A LAST FINAL BOW FOR FRANCO CORELLI, TENOR: One of the great tenors of the twentieth century, Franco Corelli, has passed away from us, perchance to sing with the angels.

Rachel and I were, somewhat poignantly, listening entirely by chance to Corelli's Songs and Arias disc at the precise moment he died. (This has made me somewhat cautious in use of my CD player...though were I a substantially less benevolent and well-meaning sort to all, I could note I've been listening quite a bit to the Dixie Chicks today, without demonstrable effect.)

Corelli's Metropolitan Opera debut formed one of the legendary nights to occur in that house, when both he and Leontyne Price both made their debut on the same night in Il Trovatore. The ovations at the end of the performance carried on for nearly an hour. In an anecdote which I recall, from the oral tradition of my own music coaches and relatives not too distant from his (and Rossini's) natal port town of Ancona on Italy's east coast, was that Corelli initially worked in the docks of his port town, following in his father's profession as a naval engineer. Friends noticed his singing on the docks, guided only by old 78's of Caruso, Gigli, and Lauri-Volpi, and encouraged him to study voice professionally.

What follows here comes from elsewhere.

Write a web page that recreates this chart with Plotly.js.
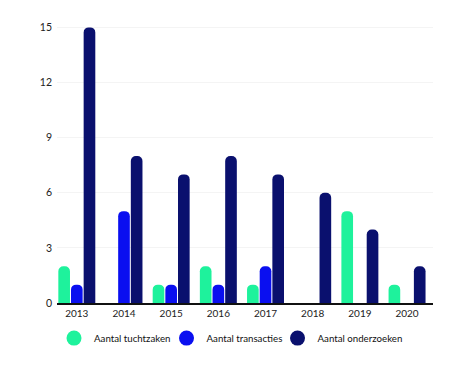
<!DOCTYPE html>
<html>
<head>
<meta charset="utf-8">
<script src="https://cdn.plot.ly/plotly-3.0.1.min.js"></script>
<style>html,body{margin:0;padding:0;background:#fff;}#chart{width:468px;height:374px;}</style>
</head>
<body>
<div id="chart"></div>
<script>
var years = ["2013","2014","2015","2016","2017","2018","2019","2020"];
var seriesNames = ["Aantal tuchtzaken","Aantal transacties","Aantal onderzoeken"];
var tuchtzaken = [2,0,1,2,1,0,5,1];
var transacties = [1,5,1,1,2,0,0,0];
var onderzoeken = [15,8,7,8,7,6,4,2];
var yTicks = [0,3,6,9,12,15];
var colors = ["#1ef29c","#0a0ff0","#0a106e"];

var values = [tuchtzaken, transacties, onderzoeken];
var legendIds = ["legend","legend2","legend3"];
var traces = [];
values.forEach(function(v,i){
  traces.push({type:"bar", x:years, y:v, name:seriesNames[i], showlegend:false,
    marker:{color:colors[i], cornerradius:6}, hoverinfo:"x+y"});
});
values.forEach(function(v,i){
  traces.push({type:"scatter", mode:"markers", x:[null], y:[null], name:seriesNames[i],
    legend:legendIds[i],
    marker:{color:colors[i], size:15, symbol:"circle"}, showlegend:true, hoverinfo:"skip"});
});

function leg(x){
  return {orientation:"h", xref:"container", yref:"container", x:x, xanchor:"left", y:0.096, yanchor:"middle",
    font:{size:9.7, color:"#111"}, bgcolor:"rgba(0,0,0,0)", itemclick:false, itemdoubleclick:false};
}

var layout = {
  width:468, height:374,
  margin:{l:57, r:35, t:9, b:71},
  paper_bgcolor:"#fff", plot_bgcolor:"#fff",
  font:{family:"Lato, 'Open Sans', sans-serif", size:10, color:"#222"},
  barmode:"group", bargap:0.195, bargroupgap:0.08,
  xaxis:{type:"category", range:[-0.42,7.55], showgrid:false, showline:true, linecolor:"#111", linewidth:1.5,
    ticks:"", tickfont:{size:10, color:"#222"}, fixedrange:true},
  yaxis:{range:[0,16], tickvals:yTicks, showgrid:true, gridcolor:"#f4f4f4", gridwidth:1, zeroline:false,
    showline:false, ticks:"", tickfont:{size:10.5, color:"#222"}, ticklabelstandoff:4, fixedrange:true},
  showlegend:true,
  legend:leg(0.1154),
  legend2:leg(0.3558),
  legend3:leg(0.593)
};
Plotly.newPlot("chart", traces, layout, {displayModeBar:false, staticPlot:true});
</script>
</body>
</html>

He received what seems in retrospect to have been quite bad instruction at the hands of Rita Pavoni in the Conservatory of Pesaro, and gained the distinction of being compared to a glass - "whenever he went up," Italian oral tradition records the contemporary assessment, "he broke." Returning to the ports, his friends convinced him once again to leave to pursue his vocal gifts, and receiving mildly better instruction from Arturo Melocchi (who was known, however, as a "throat-wrecker"), and a quite productive apprenticeship under Giacomo Lauri-Volpi, he deputed in 1951 as Don Jose in Carmen, singing with Maria Callas in 1953, deputing at La Scala with her in 1954, and taking Tosca to London in 1957. He retired in the year of my birth, 1976. If there be Neapolitan gondoliers in the heavens, he has surely taken his place there among them.